-- TASK DIRECTIONS --
Copy out all lines in the data below containing the string "drawn".
++++ SOURCE EXCERPT ++++
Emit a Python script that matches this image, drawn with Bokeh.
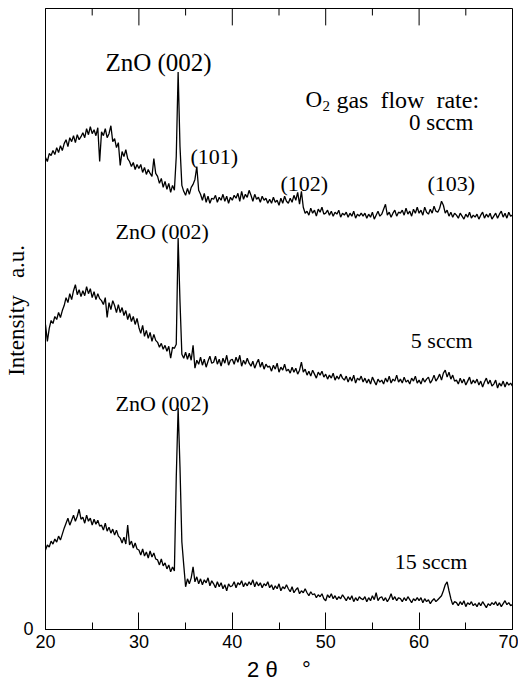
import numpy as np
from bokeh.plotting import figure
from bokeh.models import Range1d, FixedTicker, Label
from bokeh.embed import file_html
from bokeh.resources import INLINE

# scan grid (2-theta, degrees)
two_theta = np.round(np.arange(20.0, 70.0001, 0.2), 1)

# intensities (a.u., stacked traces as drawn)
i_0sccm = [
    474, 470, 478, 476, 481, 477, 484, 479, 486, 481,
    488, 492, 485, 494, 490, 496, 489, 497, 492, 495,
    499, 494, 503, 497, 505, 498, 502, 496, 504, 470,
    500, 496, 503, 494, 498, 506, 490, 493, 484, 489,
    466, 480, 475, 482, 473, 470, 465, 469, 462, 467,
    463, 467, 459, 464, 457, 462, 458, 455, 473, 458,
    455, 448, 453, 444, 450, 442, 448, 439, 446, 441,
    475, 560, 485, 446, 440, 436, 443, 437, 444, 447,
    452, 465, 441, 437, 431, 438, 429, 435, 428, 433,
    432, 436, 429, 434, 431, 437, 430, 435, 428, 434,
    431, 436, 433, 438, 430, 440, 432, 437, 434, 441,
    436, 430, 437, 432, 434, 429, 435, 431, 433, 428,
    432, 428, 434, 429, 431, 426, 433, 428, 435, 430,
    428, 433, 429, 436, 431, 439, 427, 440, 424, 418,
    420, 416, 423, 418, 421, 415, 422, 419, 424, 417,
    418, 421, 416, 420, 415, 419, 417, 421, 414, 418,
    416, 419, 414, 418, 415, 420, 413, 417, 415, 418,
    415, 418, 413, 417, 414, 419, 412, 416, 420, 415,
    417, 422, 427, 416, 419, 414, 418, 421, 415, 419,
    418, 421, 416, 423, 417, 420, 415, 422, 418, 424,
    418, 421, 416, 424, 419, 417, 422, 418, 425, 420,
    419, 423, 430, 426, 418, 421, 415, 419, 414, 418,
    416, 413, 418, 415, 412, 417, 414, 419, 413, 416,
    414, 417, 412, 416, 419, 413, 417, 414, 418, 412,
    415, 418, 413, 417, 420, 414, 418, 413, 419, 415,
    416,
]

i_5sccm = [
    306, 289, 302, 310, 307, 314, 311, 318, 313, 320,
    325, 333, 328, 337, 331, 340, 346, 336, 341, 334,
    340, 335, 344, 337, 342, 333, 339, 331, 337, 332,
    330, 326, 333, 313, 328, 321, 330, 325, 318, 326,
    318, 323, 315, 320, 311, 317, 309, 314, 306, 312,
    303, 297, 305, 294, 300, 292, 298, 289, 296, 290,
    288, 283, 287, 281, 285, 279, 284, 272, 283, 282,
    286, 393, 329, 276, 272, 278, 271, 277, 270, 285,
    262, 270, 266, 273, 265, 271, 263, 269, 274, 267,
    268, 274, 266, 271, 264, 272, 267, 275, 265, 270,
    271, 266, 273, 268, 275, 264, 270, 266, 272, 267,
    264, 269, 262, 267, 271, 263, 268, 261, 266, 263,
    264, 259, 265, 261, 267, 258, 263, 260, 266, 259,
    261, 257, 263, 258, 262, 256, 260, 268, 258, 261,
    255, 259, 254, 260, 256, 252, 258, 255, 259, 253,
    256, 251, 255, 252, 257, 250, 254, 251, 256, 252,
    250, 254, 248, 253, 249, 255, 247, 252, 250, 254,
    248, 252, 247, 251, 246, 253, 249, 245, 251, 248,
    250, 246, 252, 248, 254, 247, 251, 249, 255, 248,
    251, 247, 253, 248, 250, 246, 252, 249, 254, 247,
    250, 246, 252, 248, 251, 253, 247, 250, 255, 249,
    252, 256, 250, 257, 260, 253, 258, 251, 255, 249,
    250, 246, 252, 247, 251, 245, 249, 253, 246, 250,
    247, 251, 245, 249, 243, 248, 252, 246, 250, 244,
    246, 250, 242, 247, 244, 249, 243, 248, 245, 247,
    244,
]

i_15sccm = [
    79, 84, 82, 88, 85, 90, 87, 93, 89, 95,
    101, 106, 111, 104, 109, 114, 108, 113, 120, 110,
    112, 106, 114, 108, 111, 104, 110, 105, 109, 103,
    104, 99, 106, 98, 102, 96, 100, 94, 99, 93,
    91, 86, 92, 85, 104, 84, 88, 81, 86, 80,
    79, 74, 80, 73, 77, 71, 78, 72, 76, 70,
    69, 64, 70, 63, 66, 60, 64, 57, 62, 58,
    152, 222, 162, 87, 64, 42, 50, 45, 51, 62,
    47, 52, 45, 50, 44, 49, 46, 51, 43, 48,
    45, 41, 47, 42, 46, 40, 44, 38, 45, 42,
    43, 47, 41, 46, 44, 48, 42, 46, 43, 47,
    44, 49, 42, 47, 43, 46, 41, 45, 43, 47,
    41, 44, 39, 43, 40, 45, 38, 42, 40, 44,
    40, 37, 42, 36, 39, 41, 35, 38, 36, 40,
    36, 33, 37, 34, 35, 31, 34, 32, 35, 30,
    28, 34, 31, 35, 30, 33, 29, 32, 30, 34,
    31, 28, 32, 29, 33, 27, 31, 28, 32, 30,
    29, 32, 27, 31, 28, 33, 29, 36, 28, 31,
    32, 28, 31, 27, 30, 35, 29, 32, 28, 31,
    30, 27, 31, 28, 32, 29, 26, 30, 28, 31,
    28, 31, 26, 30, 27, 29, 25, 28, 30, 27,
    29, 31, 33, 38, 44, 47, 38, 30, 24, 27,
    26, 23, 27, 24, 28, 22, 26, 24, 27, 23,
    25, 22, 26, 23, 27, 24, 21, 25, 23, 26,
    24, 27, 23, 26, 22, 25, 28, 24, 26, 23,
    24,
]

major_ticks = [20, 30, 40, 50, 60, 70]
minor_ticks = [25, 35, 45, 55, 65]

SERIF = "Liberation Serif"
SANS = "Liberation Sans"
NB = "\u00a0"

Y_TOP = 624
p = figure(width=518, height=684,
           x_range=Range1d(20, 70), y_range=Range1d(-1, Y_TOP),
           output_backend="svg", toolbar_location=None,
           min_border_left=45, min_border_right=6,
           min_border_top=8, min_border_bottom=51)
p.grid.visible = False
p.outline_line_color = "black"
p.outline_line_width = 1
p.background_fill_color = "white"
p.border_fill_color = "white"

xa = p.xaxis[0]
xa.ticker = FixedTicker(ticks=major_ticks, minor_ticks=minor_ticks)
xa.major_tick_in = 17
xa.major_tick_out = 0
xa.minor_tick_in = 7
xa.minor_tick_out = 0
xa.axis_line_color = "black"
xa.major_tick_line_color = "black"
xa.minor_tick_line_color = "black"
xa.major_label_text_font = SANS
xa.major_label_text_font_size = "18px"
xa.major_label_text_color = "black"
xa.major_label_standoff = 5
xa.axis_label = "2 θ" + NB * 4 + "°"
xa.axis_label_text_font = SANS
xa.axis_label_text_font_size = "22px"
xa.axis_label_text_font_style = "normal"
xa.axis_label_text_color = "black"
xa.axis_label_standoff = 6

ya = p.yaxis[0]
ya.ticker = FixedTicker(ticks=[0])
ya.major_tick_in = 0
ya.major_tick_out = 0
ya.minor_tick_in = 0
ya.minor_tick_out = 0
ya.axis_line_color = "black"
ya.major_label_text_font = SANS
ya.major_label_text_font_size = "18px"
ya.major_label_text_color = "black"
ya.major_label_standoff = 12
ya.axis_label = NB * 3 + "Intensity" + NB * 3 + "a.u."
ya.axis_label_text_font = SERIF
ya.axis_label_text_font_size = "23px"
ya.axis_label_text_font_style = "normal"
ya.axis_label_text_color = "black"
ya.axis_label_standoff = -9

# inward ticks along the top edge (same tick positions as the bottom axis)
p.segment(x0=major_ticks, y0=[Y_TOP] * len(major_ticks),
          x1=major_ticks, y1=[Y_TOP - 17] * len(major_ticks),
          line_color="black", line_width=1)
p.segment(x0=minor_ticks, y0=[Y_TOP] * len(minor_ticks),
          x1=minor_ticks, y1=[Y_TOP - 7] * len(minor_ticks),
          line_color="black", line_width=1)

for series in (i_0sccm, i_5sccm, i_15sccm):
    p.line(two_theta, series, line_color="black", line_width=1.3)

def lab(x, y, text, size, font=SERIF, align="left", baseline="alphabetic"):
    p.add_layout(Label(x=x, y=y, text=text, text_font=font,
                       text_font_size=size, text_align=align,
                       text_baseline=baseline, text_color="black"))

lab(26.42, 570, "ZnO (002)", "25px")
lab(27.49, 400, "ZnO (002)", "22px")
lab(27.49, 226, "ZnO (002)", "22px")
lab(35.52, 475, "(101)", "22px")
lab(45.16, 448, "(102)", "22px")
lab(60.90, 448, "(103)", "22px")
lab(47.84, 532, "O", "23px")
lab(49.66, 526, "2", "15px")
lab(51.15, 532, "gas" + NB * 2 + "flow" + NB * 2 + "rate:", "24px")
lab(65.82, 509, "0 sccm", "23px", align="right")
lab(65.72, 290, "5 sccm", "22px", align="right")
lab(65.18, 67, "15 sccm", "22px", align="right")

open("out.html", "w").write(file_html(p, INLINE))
++++
-- TASK ANSWER --
Emit a Python script that matches this image, drawn with Bokeh.
# intensities (a.u., stacked traces as drawn)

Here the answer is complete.